Brazil Is Sent Off By Argentina, 3-0

By Les Carpenter
Washington Post Staff Writer
Wednesday, August 20, 2008

BEIJING, Aug. 19 -- Brazilian goalkeeper Renan was furious Tuesday night. In the haze of the Olympic pitch, he pulled the ball from his net and hurled it to the turf. Arms raised, he waved his hands at his teammates walking quickly away. They did not turn around. Nor did they look at the group of Argentine players celebrating off to the side.

Nearly half a game remained in this Olympic men's soccer semifinal, but mighty Brazil was beaten.

Brazil was supposed to own the Olympics, having thundered through the preliminary rounds. Then, on the soft turf of Beijing Workers' Stadium, its fleet attack went soft, its defense fell apart and its 3-0 loss to the defending Olympic champion was over long before Argentina's coach, Sergio Batista, embraced his players in elation. Brazil was crushed like it hadn't been in a long, long time.

Afterward, Batista sat in a news conference, his long, dark hair slicked back, blue shirt sleeves rolled up, delighted at the upset in one of the biggest soccer matches in the world this year and faced the first question. It came from a man wearing a shirt and cap that read "Nigeria." What about Nigeria, Argentina's opponent in the Olympic gold medal match on Saturday? The man wondered whether Argentina has a chance against Nigeria.

Batista looked startled to be asked such a question after destroying the team that was supposed to be the best in the Olympics. He whispered to the interpreter beside him.

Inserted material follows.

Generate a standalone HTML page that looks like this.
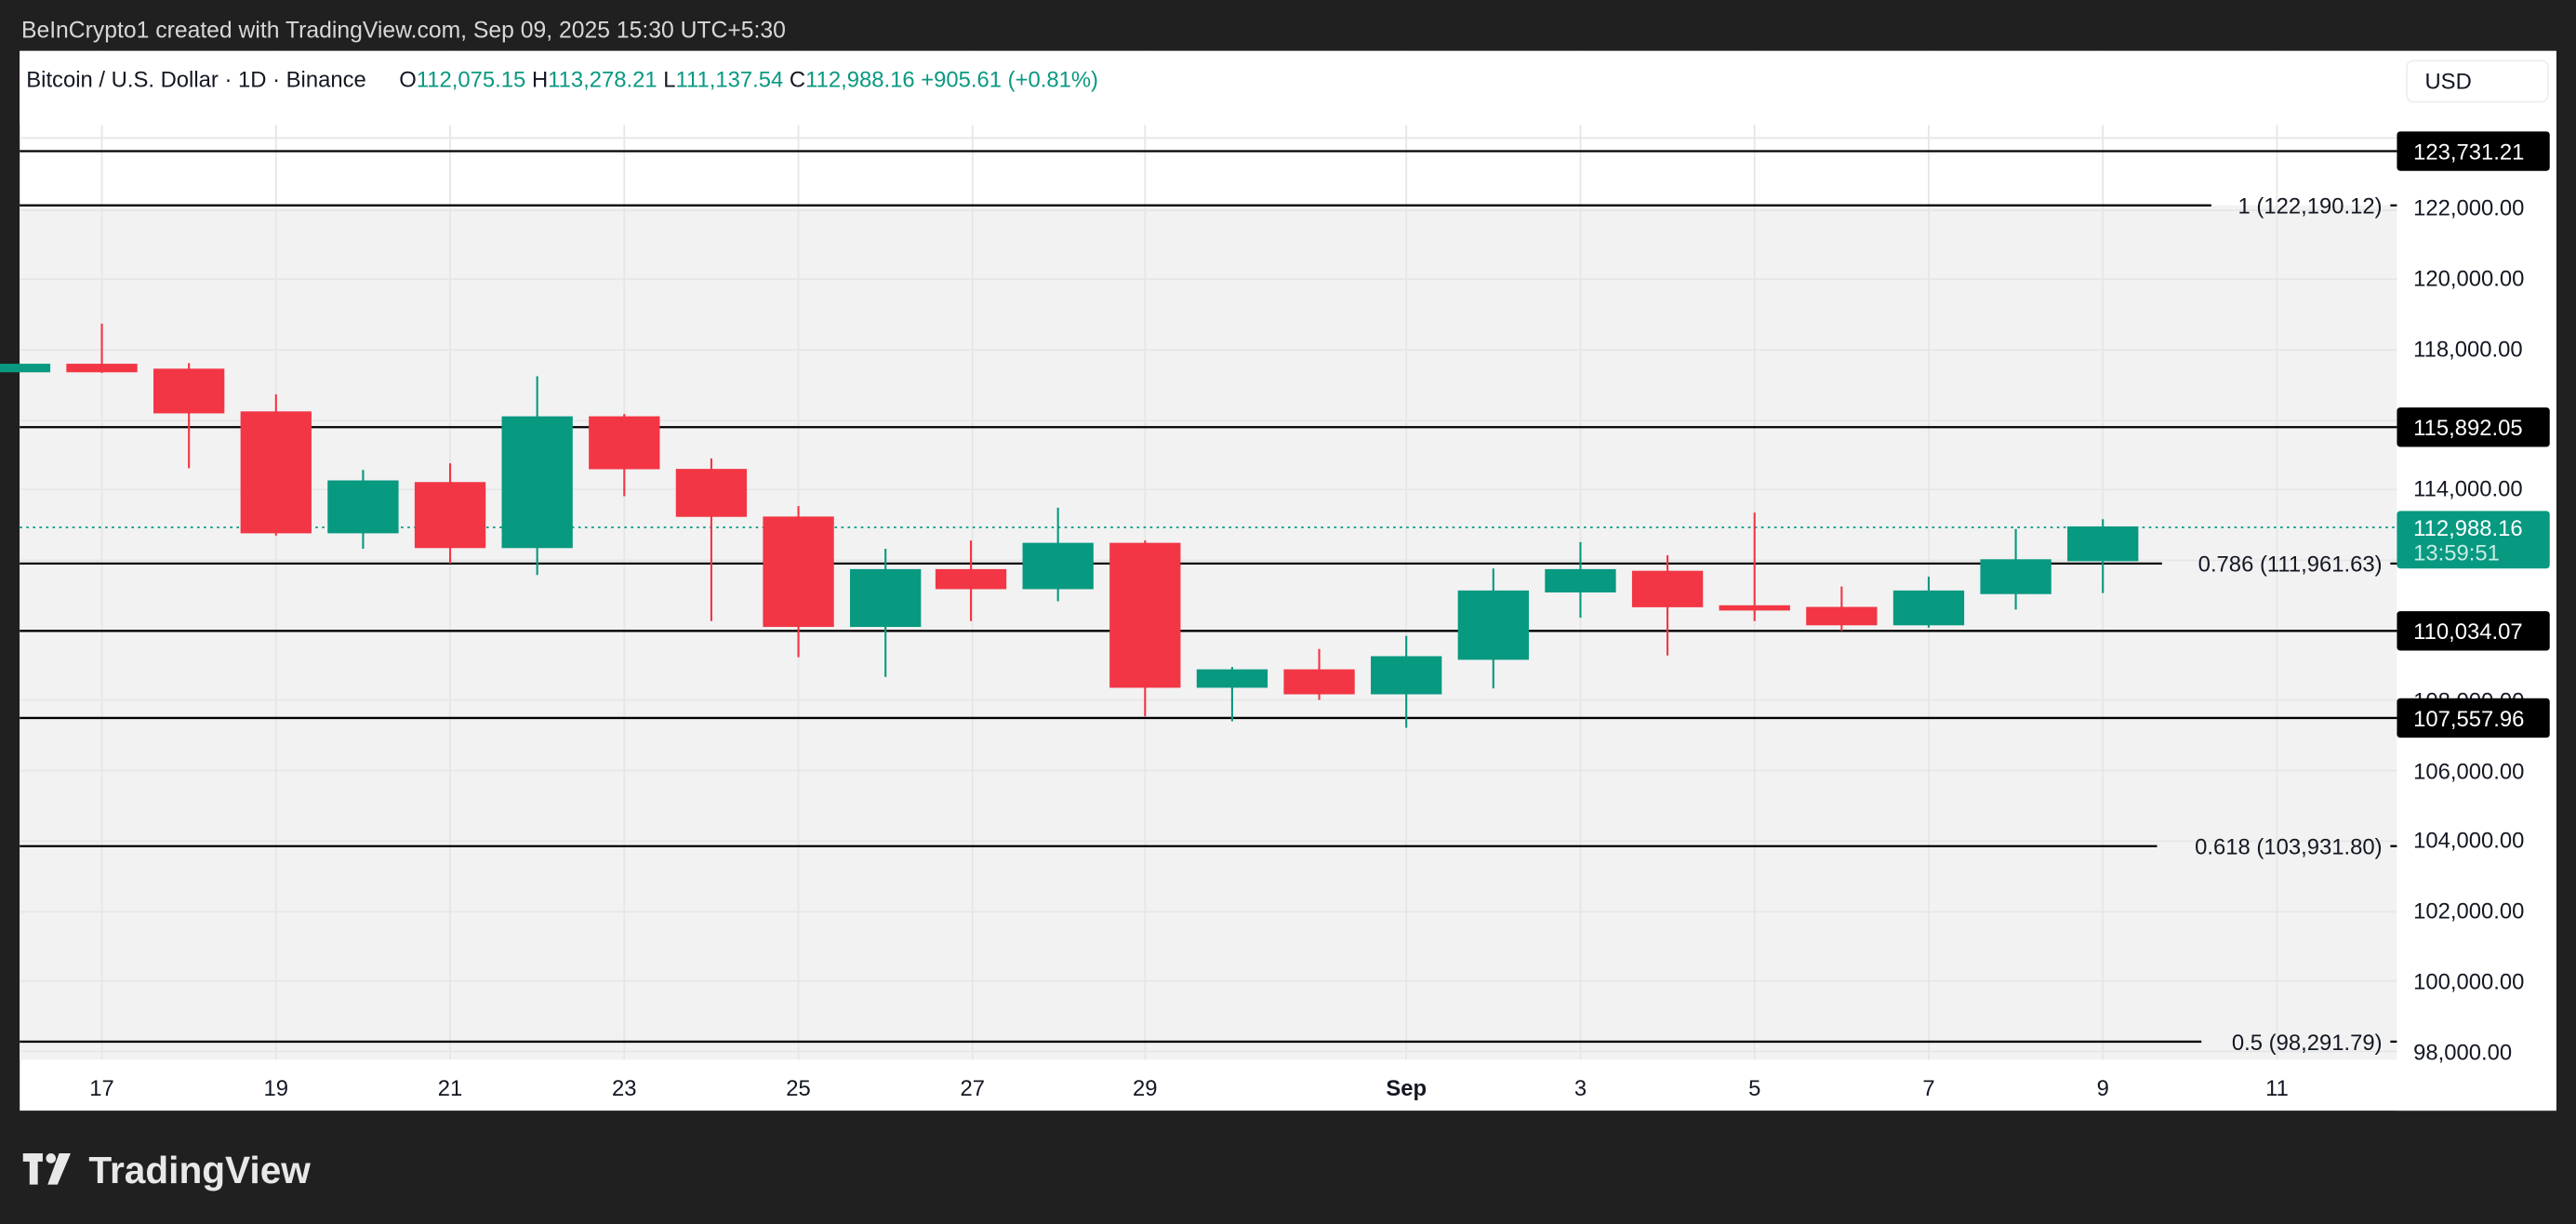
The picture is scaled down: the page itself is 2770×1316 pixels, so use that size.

"Right now we are savoring this victory," said the coach who had just beaten the presumed gold medal winning team. "We should take a day off to savor the victory."

To understand how big an upset this really was, Brazil had come into the match having outscored Olympic opponents 11-0. It had on its roster one of the world's finest players, Ronaldhino. Few expected it would lose this game. Almost no one anticipated the vanquishing this game would turn out to be.

But Brazil had no answer for Argentina forward Sergio Aguero. Aguero sliced through Brazil's porous defense for two easy goals. The first came not long after halftime, in the 52nd minute, when Aguero cut in front of the Brazil goal and stood in perfect position for Angel Di Maria's line drive pass that smacked Aguero in either the left arm or the chest and into the net.

The second came just six minutes later when Argentina's Ezequiel Garay slipped past a defender and flicked a quick pass to Aguero, who this time was more open than the last. He simply tapped the ball past Renan for the second score and Brazil's goalie fumed.

"It was like the final for us," Aguero said later. "Beating Brazil is the best thing."

Then came the red cards. After Argentina added one last score on a penalty kick, Brazil's players raged at the embarrassment of such a decisive defeat. First, midfielder Lucas was kicked out for pushing his Liverpool teammate Javier Mascherano in the back. Then Thiago Neves went out four minutes later, leaving Brazil with just nine players with which to run out the time.

How Brazil could fall apart so fast seemed inexplicable to most of the 52,568 fans in the stadium. Strangely, despite the great stakes of a match between two of soccer's biggest powers, the stands were not filled. Swaths of red seats at the field's center were empty, as were most of the last 10 rows of most of the upper sections. Because neither country had a large fan base here, the usual rowdiness of a World Cup match was missing, which seemed to mute the jubilation of Argentina's players.